The consolidated financial statements include the accounts of S.Y. Bancorp, Inc. and its wholly-owned subsidiary, Stock Yards Bank & Trust Company (“Bank”).  Significant intercompany transactions and accounts have been eliminated in consolidation.  Certain prior-period amounts have been reclassified to conform with current presentation.

A description of other significant accounting policies is presented in the notes to the Consolidated Financial Statements for the year ended December 31, 2006 included in S.Y. Bancorp, Inc.’s Annual Report on Form 10-K.  Certain reclassifications have been made in the prior year financial statements to conform to current year classifications.

Interim results for the three month period ended March 31, 2007 are not necessarily indicative of the results for the entire year.
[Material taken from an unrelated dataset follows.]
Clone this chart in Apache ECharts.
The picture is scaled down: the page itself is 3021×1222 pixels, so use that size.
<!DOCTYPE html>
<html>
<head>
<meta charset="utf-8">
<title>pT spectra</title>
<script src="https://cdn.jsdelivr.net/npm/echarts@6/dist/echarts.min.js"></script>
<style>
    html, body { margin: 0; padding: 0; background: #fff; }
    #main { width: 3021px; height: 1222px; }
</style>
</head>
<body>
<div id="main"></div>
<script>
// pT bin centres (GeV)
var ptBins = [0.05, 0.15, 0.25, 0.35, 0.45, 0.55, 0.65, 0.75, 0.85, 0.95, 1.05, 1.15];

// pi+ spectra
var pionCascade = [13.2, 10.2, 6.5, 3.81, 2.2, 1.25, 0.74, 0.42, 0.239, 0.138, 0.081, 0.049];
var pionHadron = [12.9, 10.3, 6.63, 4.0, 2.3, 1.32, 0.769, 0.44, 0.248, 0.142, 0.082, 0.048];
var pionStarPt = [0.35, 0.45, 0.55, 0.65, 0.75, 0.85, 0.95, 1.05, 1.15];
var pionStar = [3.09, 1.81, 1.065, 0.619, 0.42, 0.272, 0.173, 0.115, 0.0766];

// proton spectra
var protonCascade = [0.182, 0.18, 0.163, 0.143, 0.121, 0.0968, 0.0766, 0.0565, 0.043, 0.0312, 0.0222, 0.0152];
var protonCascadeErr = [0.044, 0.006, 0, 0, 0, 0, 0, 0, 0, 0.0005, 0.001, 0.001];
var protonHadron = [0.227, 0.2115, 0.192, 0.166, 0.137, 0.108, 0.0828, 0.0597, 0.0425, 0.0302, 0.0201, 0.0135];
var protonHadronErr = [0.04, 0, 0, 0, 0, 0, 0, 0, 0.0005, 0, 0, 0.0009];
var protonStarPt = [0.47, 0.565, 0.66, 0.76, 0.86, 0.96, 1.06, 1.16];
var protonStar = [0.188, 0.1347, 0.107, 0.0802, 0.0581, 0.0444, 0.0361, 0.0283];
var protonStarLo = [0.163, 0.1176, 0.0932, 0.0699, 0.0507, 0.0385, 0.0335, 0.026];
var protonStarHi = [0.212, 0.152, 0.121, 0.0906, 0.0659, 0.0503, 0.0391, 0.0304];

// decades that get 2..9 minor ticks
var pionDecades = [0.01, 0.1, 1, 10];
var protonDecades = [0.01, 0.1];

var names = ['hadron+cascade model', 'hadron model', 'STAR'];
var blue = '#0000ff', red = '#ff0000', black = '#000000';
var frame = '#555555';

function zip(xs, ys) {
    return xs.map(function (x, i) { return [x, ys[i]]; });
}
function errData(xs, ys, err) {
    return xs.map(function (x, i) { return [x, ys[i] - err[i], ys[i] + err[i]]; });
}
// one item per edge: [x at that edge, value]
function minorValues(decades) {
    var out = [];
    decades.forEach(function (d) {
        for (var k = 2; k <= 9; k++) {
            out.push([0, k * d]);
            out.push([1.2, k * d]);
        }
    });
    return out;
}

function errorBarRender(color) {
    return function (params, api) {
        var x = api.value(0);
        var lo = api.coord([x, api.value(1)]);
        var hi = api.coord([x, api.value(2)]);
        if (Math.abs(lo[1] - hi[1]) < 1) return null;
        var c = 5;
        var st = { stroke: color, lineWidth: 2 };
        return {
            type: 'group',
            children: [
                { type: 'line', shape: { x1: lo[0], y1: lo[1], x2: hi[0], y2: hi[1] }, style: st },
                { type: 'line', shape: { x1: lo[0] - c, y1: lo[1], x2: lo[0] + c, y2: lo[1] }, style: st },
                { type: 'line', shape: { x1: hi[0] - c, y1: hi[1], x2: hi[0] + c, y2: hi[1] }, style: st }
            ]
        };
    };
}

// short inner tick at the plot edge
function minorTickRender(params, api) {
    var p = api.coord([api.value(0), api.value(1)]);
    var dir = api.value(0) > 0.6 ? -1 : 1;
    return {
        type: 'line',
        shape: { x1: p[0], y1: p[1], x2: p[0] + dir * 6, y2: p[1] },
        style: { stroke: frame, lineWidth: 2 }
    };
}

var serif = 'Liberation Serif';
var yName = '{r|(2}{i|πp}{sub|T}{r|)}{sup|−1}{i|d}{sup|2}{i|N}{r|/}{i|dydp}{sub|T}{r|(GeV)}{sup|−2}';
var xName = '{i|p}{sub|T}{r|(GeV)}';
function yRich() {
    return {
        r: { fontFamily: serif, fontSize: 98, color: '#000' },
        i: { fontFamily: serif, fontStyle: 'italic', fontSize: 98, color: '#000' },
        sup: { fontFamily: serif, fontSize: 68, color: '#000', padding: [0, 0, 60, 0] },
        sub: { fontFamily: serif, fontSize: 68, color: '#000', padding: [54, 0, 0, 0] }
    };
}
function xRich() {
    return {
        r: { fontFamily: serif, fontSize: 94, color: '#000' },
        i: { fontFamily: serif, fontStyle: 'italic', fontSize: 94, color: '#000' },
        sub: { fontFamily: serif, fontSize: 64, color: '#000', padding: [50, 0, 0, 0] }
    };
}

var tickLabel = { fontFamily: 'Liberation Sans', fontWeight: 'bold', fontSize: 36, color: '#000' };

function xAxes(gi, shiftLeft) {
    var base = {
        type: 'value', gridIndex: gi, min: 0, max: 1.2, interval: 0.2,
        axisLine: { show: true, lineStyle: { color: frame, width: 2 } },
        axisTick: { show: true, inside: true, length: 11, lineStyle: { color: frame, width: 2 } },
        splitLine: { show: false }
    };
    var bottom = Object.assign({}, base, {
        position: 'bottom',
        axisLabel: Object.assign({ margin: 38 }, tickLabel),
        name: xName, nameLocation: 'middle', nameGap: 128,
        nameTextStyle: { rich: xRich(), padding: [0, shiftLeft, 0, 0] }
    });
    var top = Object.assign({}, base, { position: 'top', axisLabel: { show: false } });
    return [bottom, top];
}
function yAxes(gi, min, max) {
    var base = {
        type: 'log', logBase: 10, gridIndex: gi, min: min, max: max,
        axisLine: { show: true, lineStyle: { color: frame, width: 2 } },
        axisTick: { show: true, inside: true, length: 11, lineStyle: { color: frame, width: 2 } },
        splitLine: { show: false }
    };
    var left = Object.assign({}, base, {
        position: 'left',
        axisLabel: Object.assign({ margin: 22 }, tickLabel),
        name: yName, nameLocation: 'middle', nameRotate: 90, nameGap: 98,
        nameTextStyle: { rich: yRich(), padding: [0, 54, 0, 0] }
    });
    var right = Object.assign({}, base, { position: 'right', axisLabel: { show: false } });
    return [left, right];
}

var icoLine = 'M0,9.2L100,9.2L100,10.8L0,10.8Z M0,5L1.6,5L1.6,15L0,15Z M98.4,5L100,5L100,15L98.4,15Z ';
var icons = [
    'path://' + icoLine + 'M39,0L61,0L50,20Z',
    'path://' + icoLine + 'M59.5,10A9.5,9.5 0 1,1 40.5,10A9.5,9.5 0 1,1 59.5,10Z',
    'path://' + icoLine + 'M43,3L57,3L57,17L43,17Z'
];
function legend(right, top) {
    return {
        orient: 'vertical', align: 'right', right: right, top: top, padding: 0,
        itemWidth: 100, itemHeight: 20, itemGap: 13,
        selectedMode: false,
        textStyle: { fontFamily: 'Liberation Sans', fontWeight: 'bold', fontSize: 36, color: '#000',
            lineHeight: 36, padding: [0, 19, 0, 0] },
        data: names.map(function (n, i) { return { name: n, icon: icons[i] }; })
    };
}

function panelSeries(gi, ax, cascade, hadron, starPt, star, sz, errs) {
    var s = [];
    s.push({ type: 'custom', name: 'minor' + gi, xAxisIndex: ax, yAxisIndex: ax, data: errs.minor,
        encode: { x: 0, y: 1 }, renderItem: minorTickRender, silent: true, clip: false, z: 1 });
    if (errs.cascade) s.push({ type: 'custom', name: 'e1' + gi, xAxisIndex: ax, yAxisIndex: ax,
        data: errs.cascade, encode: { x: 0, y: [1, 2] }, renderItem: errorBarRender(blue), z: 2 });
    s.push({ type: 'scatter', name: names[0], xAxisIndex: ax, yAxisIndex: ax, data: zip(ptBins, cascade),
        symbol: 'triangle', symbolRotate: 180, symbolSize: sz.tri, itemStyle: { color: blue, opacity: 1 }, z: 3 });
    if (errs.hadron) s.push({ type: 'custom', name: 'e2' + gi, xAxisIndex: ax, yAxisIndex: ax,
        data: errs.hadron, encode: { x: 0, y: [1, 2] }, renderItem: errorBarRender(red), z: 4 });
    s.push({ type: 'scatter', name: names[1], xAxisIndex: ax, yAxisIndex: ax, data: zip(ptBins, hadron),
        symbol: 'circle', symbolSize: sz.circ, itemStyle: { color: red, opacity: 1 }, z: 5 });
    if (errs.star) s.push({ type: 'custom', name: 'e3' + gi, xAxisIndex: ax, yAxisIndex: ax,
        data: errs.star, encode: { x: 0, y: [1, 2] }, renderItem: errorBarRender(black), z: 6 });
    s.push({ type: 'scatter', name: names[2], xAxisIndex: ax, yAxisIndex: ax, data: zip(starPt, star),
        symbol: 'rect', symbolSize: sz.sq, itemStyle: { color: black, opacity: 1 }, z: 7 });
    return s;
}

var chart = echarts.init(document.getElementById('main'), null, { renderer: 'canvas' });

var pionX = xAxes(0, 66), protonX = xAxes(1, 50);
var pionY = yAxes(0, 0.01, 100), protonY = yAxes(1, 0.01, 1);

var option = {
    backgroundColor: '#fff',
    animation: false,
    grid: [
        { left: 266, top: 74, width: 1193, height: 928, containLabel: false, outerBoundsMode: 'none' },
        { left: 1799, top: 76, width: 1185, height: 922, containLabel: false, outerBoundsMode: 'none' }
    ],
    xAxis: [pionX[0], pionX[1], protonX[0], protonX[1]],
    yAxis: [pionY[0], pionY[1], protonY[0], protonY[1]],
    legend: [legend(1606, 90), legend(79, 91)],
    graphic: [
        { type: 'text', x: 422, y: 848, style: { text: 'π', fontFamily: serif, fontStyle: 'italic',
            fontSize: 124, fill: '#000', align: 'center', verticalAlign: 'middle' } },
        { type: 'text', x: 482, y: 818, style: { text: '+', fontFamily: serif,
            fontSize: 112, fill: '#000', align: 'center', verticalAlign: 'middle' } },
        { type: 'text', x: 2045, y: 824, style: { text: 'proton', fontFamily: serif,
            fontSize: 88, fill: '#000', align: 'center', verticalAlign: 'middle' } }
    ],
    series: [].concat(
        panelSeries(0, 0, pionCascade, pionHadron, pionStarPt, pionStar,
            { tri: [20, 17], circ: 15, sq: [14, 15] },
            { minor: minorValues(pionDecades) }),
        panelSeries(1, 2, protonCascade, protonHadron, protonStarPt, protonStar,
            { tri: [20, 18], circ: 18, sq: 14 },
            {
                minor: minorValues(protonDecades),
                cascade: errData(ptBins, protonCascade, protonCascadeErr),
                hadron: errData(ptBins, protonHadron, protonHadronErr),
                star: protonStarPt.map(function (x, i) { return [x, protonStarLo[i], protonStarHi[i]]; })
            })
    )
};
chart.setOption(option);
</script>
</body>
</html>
(a)                      Critical Accounting Policies

Management has identified the accounting policy related to the allowance for loan losses as critical to the understanding of Bancorp’s results of operations and discussed this conclusion with the Audit Committee of the board of directors. Since the application of this policy requires significant management assumptions and estimates, it could result in materially different amounts to be reported if conditions or underlying circumstances were to change. Assumptions include many factors such as changes in borrowers’ financial condition which can change quickly or historical loss ratios related to certain loan portfolios which may or may not be indicative of future losses. To the extent that management’s assumptions prove incorrect, the results from operations could be materially affected by a higher or lower provision for loan losses. The accounting policy related to the allowance for loan losses is applicable to the commercial banking segment of Bancorp.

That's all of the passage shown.